A more complex analysis will look at the cascading effects of an interest rate cut in one geography, but not in all regions, signifying movements in currencies and potential shifts in customer payment patterns.

Flexible forecasting and planning models are critical alongside the emerging use of AI to integrate historical data with emerging risk assessments. The result should be a more resilient forecast and liquidity plan that can be presented back to management and the board.

Take action, capture attention

If the result of quantifying risk is a more resilient cash forecast, exposure projection, and liquidity plan – then the next stage is to put these new insights into action. The key to successful actions is to inject data insights into financial process to ensure more reliable and effective liquidity decisions.

In treasury, actionability can mean implementing a cash flow strategy, an important example that continues to capture the attention of management, boards, and investors.

Looking at cash more specifically, a data-driven cash flow strategy may be structured as follows:

Measure forecast accuracy to ensure that cash forecasts are continuously improved

  • This includes reconciling multiple versions of the forecast to actuals, such as data extracted from the ERP versus an AI model, to determine which is more accurate. From this constant feedback loop, we can improve the reliability of the forecast and increase our confidence in what the forecast tells us.

Refinement of cash decisions.

  • This step targets idle and underutilised cash balances, where treasury has allocated more cash for working capital requirements than the forecast confirms is needed. While many global organisations will already sweep excess balances into header accounts in notional and/or physical cash pools, there are often greater investment returns available – a fact that can be confirmed in a simple cash comparison dashboard inside or outside your treasury management system.

    For those businesses that have not centralised their cash pooling structures or have not formalised an IHB bank, then the opportunities to increase investing and borrowing efficiency are even greater.

Unlock new cash flow

  • For many treasury teams, unlocking cash flow is limited to what is within their bank accounts. Yet as treasurers become more strategic, data silos between treasury, payables, and receivables are quickly melting away. This creates the opportunity for treasury to collaborate with their finance peers to design programmes that improve cash conversion cycles, particularly increasing DPO and reducing DSO. Treasury owns the opportunity cost of cash and is therefore in an excellent position to lead the execution of early payment and receivables finance projects that will typically free up 30-40 days of available cash.

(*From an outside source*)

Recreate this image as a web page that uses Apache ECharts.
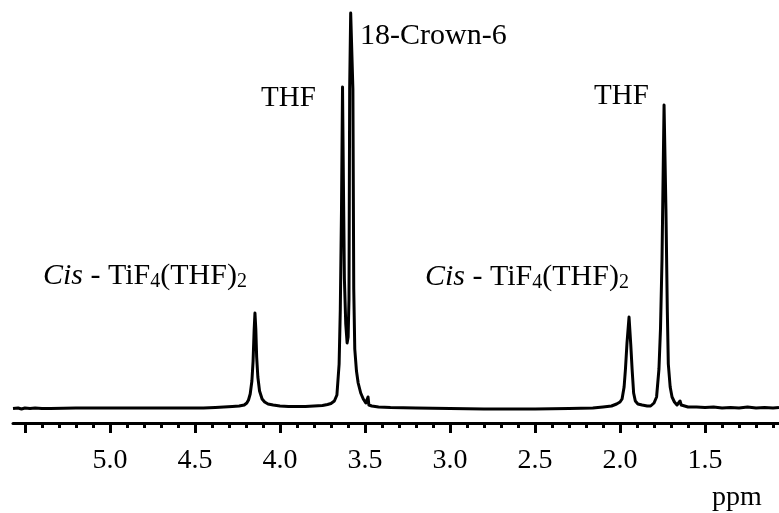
<!DOCTYPE html>
<html>
<head>
<meta charset="utf-8">
<script src="https://cdn.jsdelivr.net/npm/echarts@6/dist/echarts.min.js"></script>
<style>
  html, body { margin: 0; padding: 0; background: #fff; }
  #chart { width: 779px; height: 513px; }
</style>
</head>
<body>
<div id="chart"></div>
<script>
// 1H NMR trace: chemical shift (ppm) and signal intensity, listed from high to low field
const shifts = [
  5.57, 5.54, 5.52, 5.50, 5.47, 5.44, 5.40, 5.35, 5.20, 5.00, 4.80, 4.60, 4.45, 4.38, 4.33, 4.28, 4.24, 4.21,
  4.195, 4.185, 4.175, 4.165, 4.158, 4.152, 4.147, 4.142, 4.137, 4.130, 4.120, 4.105, 4.090, 4.070, 4.040, 4.000,
  3.950, 3.850, 3.800, 3.750, 3.720, 3.700, 3.680, 3.665, 3.652, 3.645, 3.638, 3.632, 3.627, 3.621, 3.613, 3.605,
  3.599, 3.594, 3.590, 3.584, 3.576, 3.571, 3.566, 3.560, 3.550, 3.540, 3.525, 3.510, 3.495, 3.486, 3.482, 3.477,
  3.460, 3.420, 3.350, 3.200, 3.000, 2.800, 2.500, 2.300, 2.160, 2.100, 2.050, 2.020, 2.000, 1.988, 1.976, 1.968,
  1.959, 1.947, 1.937, 1.929, 1.920, 1.910, 1.895, 1.870, 1.840, 1.820, 1.800, 1.785, 1.771, 1.762, 1.753, 1.741,
  1.730, 1.722, 1.716, 1.705, 1.694, 1.680, 1.665, 1.655, 1.647, 1.640, 1.629, 1.600, 1.550, 1.500, 1.450, 1.400,
  1.350, 1.300, 1.250, 1.200, 1.150, 1.100, 1.065
];
const intensities = [
  0.5, 1, 0, 1, 0.5, 1, 0.5, 0.5, 1, 1, 1, 1, 1, 1.5, 2, 2.5, 3, 4,
  6, 9, 15, 28, 48, 78, 96, 80, 52, 32, 18, 10, 7, 5, 4, 3,
  2.5, 2.5, 3, 3.5, 4.5, 5.5, 8, 14, 45, 100, 200, 322, 230, 130, 85, 66,
  72, 110, 320, 396, 396, 320, 120, 60, 38, 26, 16, 10, 6, 5, 12, 4,
  3, 2, 1.5, 1, 0.5, 0, 0, 0.5, 1, 2, 3, 5, 7, 10, 22, 40,
  66, 92, 65, 40, 16, 8, 5, 4, 3, 3, 6, 12, 40, 80, 150, 304,
  200, 100, 45, 22, 12, 7, 4, 5, 8, 4, 3, 2, 2, 1.5, 2, 1,
  1.5, 1, 2, 1, 1.5, 1, 1.5
];

// Shift axis: major ticks, labelled ticks and the 0.1 ppm minor ticks
const majorTicks = [5.5, 5.0, 4.5, 4.0, 3.5, 3.0, 2.5, 2.0, 1.5];
const labelledTicks = [5.0, 4.5, 4.0, 3.5, 3.0, 2.5, 2.0, 1.5];
const minorTicks = [
  5.4, 5.3, 5.2, 5.1, 4.9, 4.8, 4.7, 4.6, 4.4, 4.3, 4.2, 4.1, 3.9, 3.8, 3.7, 3.6,
  3.4, 3.3, 3.2, 3.1, 2.9, 2.8, 2.7, 2.6, 2.4, 2.3, 2.2, 2.1, 1.9, 1.8, 1.7, 1.6,
  1.4, 1.3, 1.2, 1.1
];
const shiftMin = 1.065, shiftMax = 5.57;

// Peak assignments
const peakTexts = [
  '{i|Cis} - TiF{s|4}(THF){s|2}',
  'THF',
  '18-Crown-6',
  '{i|Cis} - TiF{s|4}(THF){s|2}',
  'THF'
];
const peakFontSizes = [30, 29, 30, 30, 29];

const serif = "'Liberation Serif', 'Times New Roman', serif";
const richStyles = {
  i: { fontStyle: 'italic', fontSize: 30, fontFamily: serif, fill: '#000' },
  s: { fontSize: 20, fontFamily: serif, fill: '#000', padding: [11, 0, 0, 0], verticalAlign: 'top' }
};

const labelPlaces = [
  { left: 43, top: 261 },
  { left: 261, top: 84 },
  { left: 360, top: 21 },
  { left: 425, top: 262 },
  { left: 594, top: 82 }
];

const trace = shifts.map((s, i) => [s, intensities[i]]);

const chart = echarts.init(document.getElementById('chart'), null, { renderer: 'canvas' });

chart.setOption({
  animation: false,
  backgroundColor: '#fff',
  grid: { left: 13, right: 0, top: 12, bottom: 90 },
  xAxis: [
    {
      type: 'value', position: 'bottom', inverse: true, min: shiftMin, max: shiftMax,
      axisLine: { onZero: false, lineStyle: { color: '#000', width: 3 } },
      axisTick: { show: true, customValues: majorTicks, length: 10, lineStyle: { color: '#000', width: 3 } },
      axisLabel: {
        customValues: labelledTicks, margin: 24, fontSize: 28, fontFamily: serif, color: '#000',
        formatter: v => v.toFixed(1)
      },
      splitLine: { show: false }
    },
    {
      type: 'value', position: 'bottom', offset: 0, inverse: true, min: shiftMin, max: shiftMax,
      axisLine: { show: false, onZero: false },
      axisTick: { show: true, customValues: minorTicks, length: 5, lineStyle: { color: '#000', width: 3 } },
      axisLabel: { show: false },
      splitLine: { show: false }
    }
  ],
  yAxis: { type: 'value', min: -14, max: 397, show: false },
  series: [{
    type: 'line',
    xAxisIndex: 0,
    data: trace,
    showSymbol: false,
    clip: false,
    lineStyle: { color: '#000', width: 3, join: 'round' }
  }],
  graphic: peakTexts.map((t, i) => ({
    type: 'text',
    left: labelPlaces[i].left,
    top: labelPlaces[i].top,
    style: {
      text: t,
      fill: '#000',
      fontSize: peakFontSizes[i],
      fontFamily: serif,
      rich: richStyles
    }
  })).concat([{
    type: 'text', left: 712, top: 484,
    style: { text: 'ppm', fill: '#000', fontSize: 28, fontFamily: serif }
  }])
});
</script>
</body>
</html>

Measure performance against objectives

Data is critical to the design, execution, and analysis of treasury performance. In the case of the cash flow strategy, treasury – with or without FP&A – can use real-time insights to predict whether cash flow targets will be met, which in turn may drive further refinement of cash flow programmes to unlock additional free cash flow for the CFO.

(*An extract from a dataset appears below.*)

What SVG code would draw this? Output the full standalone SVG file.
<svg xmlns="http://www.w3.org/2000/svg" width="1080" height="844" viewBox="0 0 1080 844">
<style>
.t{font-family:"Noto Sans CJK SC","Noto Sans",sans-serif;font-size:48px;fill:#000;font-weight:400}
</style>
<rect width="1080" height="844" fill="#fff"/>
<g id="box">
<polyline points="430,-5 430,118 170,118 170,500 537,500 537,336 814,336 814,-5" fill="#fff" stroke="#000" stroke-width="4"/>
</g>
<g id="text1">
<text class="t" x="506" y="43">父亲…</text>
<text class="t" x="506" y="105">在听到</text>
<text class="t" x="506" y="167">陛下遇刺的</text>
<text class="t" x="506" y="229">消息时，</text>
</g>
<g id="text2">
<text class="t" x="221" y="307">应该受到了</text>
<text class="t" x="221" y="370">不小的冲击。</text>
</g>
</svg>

The key to this process is ensuring a continuous loop of data updates, from inside and outside the enterprise. Tools such as the cash forecast and liquidity plans must always be up to date to ensure that on any day, and at any time, insights are reliable. This data confidence, largely driven by APIs interconnecting treasury, ERP, and financial systems, delivers the confidence for more efficient cash decisions to be made, paving the way for liquidity improvements within treasury but also extending to FP&A and the controller.

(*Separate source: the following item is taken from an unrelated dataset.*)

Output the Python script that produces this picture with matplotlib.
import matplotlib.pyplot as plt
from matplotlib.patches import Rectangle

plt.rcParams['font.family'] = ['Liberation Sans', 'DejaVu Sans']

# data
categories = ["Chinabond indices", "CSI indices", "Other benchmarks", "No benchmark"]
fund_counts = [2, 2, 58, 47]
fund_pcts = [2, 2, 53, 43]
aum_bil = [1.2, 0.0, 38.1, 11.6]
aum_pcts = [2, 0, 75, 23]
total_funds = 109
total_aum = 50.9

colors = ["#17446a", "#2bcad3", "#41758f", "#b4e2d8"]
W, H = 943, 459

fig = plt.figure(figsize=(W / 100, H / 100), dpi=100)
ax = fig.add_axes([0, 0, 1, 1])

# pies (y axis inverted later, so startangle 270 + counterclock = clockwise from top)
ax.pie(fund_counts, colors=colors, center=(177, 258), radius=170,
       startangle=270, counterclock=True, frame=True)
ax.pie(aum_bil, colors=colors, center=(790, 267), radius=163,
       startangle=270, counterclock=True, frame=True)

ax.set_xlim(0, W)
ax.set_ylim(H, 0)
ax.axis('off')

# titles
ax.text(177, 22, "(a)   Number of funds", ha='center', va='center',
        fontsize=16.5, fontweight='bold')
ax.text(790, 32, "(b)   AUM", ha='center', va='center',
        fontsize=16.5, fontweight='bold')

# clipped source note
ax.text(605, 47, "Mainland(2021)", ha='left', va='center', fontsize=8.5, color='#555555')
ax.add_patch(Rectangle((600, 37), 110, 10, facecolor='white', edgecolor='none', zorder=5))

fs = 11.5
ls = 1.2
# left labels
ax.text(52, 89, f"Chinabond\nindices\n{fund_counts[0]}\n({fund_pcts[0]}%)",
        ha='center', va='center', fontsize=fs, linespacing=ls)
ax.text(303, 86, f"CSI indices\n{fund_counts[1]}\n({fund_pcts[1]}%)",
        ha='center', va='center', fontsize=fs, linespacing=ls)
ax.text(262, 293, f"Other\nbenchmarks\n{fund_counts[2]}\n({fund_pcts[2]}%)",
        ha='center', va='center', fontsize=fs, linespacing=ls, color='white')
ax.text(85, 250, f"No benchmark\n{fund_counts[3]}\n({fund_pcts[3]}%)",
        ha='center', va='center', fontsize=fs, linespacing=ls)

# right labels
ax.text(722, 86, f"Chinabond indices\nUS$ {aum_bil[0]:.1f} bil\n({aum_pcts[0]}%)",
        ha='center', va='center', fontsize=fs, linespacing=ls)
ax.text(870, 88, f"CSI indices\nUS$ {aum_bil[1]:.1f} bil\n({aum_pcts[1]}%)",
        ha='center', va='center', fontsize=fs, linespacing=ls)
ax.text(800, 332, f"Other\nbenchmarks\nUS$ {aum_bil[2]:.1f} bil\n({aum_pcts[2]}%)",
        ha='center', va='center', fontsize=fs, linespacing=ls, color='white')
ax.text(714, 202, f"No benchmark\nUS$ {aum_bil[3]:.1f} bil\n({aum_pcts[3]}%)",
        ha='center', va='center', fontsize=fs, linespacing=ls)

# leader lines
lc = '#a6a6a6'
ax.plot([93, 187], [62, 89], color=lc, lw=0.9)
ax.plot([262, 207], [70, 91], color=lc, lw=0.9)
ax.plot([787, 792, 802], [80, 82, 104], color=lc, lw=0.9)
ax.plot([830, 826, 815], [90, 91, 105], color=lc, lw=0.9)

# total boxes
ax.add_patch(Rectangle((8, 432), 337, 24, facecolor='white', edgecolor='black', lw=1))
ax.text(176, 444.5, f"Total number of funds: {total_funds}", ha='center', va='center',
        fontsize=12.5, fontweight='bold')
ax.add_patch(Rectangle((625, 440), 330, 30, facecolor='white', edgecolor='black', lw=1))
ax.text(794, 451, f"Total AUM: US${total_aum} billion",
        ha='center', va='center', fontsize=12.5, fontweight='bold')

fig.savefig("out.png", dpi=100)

Armed with a more data-driven decision-making framework, CFOs and treasurers can be assured of the following:

  • Data enables cash and liquidity planning with greater resilience to a wide array of risk factors so that finance teams can be confident in the numbers presented to them. Uncertainty does not breed improvement.
  • Empowered by data, CFOs and treasurers can confidently address what-if scenarios such as: “What if rates stay the same into 2025?” or “What if the US Fed holds steady but the ECB begins cutting rates?”
  • Finance teams need more data than ever, with APIs delivering real-time data across the enterprise, paving the way for more intelligent and AI-empowered decision-making.